__Supplied data__
-- begin --

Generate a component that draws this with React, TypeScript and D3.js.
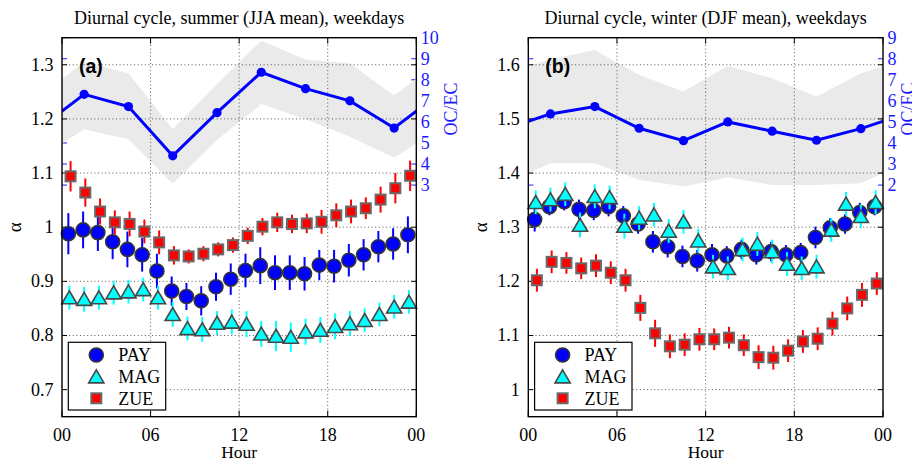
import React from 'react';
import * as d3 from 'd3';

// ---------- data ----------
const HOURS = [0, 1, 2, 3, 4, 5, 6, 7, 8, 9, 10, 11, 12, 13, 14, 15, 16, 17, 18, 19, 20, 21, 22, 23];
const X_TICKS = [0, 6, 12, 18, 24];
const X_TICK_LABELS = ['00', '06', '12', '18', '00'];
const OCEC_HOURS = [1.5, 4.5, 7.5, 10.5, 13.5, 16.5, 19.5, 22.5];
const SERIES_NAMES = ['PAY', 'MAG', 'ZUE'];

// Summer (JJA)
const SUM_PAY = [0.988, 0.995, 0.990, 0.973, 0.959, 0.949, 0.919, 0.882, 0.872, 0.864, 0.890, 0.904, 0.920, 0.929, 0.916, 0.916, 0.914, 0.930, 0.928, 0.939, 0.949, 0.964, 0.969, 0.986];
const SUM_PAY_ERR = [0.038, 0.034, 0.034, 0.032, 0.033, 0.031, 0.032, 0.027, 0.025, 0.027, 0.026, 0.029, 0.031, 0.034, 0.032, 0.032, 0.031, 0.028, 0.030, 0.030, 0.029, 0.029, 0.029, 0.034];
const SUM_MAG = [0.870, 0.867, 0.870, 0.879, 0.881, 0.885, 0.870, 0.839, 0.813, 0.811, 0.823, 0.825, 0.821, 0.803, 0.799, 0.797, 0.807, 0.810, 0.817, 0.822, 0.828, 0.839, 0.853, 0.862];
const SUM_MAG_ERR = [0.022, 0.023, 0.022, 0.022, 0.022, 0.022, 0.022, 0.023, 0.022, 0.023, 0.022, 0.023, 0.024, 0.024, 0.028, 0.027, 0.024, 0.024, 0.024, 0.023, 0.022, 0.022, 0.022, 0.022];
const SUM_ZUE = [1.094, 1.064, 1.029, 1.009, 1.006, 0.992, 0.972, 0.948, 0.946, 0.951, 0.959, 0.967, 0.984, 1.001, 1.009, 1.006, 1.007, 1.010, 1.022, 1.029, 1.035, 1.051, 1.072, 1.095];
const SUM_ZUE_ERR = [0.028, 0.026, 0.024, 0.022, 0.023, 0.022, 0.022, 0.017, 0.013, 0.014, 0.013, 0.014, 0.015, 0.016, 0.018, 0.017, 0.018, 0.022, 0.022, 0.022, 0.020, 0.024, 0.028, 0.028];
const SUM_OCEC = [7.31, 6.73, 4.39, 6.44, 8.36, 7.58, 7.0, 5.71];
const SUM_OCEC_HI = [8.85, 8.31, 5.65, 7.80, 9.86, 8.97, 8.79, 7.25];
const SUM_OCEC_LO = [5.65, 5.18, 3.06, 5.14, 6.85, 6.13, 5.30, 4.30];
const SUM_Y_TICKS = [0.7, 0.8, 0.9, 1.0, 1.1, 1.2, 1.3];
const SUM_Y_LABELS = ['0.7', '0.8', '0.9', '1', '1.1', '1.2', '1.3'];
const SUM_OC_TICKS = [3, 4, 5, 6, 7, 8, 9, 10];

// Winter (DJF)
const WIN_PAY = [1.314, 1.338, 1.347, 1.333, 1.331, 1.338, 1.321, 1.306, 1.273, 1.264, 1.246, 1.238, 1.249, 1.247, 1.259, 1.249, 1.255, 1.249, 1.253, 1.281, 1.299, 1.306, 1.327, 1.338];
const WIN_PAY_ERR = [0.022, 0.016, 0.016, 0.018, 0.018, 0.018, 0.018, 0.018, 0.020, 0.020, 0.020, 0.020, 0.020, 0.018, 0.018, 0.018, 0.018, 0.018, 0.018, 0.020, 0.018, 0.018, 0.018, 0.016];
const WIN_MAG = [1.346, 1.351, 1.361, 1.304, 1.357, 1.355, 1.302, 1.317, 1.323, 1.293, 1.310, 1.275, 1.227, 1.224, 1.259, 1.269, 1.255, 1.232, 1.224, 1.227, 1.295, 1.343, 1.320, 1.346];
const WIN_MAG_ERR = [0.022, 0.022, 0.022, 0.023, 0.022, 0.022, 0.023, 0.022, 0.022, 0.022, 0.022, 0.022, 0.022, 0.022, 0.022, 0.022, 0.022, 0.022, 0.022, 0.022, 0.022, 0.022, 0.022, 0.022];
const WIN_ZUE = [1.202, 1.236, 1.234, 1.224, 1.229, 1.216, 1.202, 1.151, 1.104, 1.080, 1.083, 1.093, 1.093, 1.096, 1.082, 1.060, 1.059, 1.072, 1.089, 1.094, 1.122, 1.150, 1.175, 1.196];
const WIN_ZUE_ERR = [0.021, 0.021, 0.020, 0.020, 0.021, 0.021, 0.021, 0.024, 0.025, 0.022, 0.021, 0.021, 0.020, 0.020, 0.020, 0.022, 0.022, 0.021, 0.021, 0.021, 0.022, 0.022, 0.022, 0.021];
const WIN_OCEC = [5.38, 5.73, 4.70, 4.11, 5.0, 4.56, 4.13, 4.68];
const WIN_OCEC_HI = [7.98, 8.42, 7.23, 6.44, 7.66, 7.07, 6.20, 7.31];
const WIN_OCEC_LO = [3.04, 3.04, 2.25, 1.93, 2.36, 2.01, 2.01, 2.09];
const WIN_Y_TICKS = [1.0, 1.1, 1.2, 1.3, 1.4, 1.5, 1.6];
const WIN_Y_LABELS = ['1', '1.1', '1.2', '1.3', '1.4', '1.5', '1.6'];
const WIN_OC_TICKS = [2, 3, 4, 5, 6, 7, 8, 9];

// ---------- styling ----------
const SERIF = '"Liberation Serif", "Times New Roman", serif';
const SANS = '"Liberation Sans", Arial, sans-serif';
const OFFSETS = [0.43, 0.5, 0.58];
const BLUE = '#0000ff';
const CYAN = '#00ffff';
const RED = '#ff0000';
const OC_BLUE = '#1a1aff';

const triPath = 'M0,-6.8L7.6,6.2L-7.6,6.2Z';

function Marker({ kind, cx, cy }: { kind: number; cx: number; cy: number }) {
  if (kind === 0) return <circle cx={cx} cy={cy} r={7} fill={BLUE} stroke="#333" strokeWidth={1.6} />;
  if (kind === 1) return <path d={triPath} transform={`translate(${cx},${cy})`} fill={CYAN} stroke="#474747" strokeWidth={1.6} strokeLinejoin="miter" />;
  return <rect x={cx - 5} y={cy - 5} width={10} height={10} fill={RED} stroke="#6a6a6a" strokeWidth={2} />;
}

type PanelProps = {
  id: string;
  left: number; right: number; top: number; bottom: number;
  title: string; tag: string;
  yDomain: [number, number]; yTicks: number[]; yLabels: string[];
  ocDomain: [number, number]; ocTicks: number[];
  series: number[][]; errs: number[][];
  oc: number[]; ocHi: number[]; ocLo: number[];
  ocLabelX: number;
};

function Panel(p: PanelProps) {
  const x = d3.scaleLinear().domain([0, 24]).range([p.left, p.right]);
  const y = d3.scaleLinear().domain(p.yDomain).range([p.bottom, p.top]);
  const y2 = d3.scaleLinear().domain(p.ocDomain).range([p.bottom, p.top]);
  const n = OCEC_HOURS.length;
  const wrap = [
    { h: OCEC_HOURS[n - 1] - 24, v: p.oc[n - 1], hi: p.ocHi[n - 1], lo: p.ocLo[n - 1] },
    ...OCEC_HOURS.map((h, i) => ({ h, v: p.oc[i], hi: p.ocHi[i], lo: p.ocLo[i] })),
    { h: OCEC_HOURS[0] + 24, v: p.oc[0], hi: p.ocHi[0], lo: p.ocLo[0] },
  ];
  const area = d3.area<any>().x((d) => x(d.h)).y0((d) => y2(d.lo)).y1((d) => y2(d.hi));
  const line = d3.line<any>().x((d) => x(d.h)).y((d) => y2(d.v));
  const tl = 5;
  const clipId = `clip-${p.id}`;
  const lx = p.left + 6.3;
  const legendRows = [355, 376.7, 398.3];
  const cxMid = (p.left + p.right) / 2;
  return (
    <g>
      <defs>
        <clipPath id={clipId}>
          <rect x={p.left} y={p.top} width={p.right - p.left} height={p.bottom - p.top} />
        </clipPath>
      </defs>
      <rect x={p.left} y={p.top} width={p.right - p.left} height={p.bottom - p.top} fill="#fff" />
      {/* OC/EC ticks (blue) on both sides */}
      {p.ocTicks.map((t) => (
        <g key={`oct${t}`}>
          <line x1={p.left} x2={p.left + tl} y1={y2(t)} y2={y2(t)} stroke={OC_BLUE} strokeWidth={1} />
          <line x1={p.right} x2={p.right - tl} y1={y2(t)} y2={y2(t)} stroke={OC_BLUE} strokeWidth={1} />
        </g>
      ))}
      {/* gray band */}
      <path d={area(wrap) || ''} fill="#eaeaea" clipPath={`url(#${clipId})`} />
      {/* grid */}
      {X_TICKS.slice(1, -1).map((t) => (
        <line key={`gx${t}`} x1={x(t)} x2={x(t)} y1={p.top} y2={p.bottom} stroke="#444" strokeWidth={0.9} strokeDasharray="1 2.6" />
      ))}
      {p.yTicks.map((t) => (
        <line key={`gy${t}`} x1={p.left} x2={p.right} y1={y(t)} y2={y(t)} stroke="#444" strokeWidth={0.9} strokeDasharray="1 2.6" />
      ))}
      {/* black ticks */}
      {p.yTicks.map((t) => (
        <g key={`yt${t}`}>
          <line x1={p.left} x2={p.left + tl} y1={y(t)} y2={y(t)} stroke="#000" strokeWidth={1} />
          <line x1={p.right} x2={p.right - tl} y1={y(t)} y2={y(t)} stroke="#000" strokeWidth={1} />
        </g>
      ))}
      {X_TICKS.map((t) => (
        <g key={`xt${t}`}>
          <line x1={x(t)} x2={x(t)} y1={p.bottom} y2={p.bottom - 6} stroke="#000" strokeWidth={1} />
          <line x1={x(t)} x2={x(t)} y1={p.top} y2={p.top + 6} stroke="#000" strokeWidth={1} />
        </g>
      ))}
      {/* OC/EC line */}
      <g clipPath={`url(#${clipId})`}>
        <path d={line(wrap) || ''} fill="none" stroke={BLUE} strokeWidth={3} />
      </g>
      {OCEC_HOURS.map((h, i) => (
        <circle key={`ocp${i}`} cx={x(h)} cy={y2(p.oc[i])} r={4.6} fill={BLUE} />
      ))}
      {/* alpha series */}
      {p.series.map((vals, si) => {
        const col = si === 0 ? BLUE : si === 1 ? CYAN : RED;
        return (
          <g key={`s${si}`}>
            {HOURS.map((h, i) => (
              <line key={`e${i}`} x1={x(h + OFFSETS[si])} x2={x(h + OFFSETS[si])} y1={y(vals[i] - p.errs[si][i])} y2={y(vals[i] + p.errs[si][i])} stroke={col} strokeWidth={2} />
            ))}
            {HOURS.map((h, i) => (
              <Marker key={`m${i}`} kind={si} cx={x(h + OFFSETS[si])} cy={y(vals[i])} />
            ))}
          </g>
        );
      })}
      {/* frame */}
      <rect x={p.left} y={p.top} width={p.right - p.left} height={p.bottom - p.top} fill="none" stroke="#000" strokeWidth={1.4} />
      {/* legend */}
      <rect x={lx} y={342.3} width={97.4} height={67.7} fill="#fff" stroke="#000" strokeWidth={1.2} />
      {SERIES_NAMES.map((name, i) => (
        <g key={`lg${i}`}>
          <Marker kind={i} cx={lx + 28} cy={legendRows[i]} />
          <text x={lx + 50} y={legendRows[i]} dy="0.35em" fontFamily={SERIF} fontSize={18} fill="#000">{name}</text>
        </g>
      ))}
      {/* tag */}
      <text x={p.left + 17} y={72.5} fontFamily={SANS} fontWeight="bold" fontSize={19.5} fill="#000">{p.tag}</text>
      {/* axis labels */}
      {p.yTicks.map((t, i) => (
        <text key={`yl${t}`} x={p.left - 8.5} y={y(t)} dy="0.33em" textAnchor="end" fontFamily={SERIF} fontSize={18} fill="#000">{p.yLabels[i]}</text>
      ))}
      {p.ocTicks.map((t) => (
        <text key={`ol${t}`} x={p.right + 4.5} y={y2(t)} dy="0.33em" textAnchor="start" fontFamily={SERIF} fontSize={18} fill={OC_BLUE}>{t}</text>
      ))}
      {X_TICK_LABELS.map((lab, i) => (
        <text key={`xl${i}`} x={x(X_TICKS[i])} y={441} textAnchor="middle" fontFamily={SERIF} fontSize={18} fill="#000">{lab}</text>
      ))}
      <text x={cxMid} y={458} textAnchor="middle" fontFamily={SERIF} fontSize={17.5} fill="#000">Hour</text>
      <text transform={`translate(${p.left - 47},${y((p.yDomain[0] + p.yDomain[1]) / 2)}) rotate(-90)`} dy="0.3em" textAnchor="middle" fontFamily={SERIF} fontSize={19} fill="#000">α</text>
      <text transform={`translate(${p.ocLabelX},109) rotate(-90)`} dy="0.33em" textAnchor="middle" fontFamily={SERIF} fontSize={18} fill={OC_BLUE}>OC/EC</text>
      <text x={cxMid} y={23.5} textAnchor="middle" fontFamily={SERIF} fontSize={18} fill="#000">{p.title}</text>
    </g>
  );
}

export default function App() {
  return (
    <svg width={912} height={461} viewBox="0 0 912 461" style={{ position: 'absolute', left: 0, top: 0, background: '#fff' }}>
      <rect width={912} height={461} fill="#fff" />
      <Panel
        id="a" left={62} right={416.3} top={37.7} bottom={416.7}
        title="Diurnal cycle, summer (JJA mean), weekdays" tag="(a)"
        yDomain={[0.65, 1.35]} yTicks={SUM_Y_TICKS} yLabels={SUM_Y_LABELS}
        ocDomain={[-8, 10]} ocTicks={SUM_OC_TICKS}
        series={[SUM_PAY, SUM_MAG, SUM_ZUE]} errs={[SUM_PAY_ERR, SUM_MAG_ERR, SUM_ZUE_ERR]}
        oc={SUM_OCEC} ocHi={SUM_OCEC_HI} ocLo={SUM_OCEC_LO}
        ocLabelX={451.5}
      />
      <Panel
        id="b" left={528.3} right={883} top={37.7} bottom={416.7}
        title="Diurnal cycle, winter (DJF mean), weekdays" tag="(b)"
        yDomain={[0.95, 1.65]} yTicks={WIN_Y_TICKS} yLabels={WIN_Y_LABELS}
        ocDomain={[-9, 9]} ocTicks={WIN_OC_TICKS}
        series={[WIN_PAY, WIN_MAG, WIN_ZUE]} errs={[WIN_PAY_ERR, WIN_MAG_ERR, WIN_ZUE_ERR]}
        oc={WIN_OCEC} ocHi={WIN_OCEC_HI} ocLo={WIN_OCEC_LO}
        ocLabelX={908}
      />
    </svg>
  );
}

-- end --

__Directions for this task__
Quote, exactly and only, the lines from the first line of the data above through the line containing "const SERIES_NAMES = ['PAY', 'MAG', 'ZUE'];". The pictures do not belong in it.

__Response to the task__
Generate a component that draws this with React, TypeScript and D3.js.
import React from 'react';
import * as d3 from 'd3';

// ---------- data ----------
const HOURS = [0, 1, 2, 3, 4, 5, 6, 7, 8, 9, 10, 11, 12, 13, 14, 15, 16, 17, 18, 19, 20, 21, 22, 23];
const X_TICKS = [0, 6, 12, 18, 24];
const X_TICK_LABELS = ['00', '06', '12', '18', '00'];
const OCEC_HOURS = [1.5, 4.5, 7.5, 10.5, 13.5, 16.5, 19.5, 22.5];
const SERIES_NAMES = ['PAY', 'MAG', 'ZUE'];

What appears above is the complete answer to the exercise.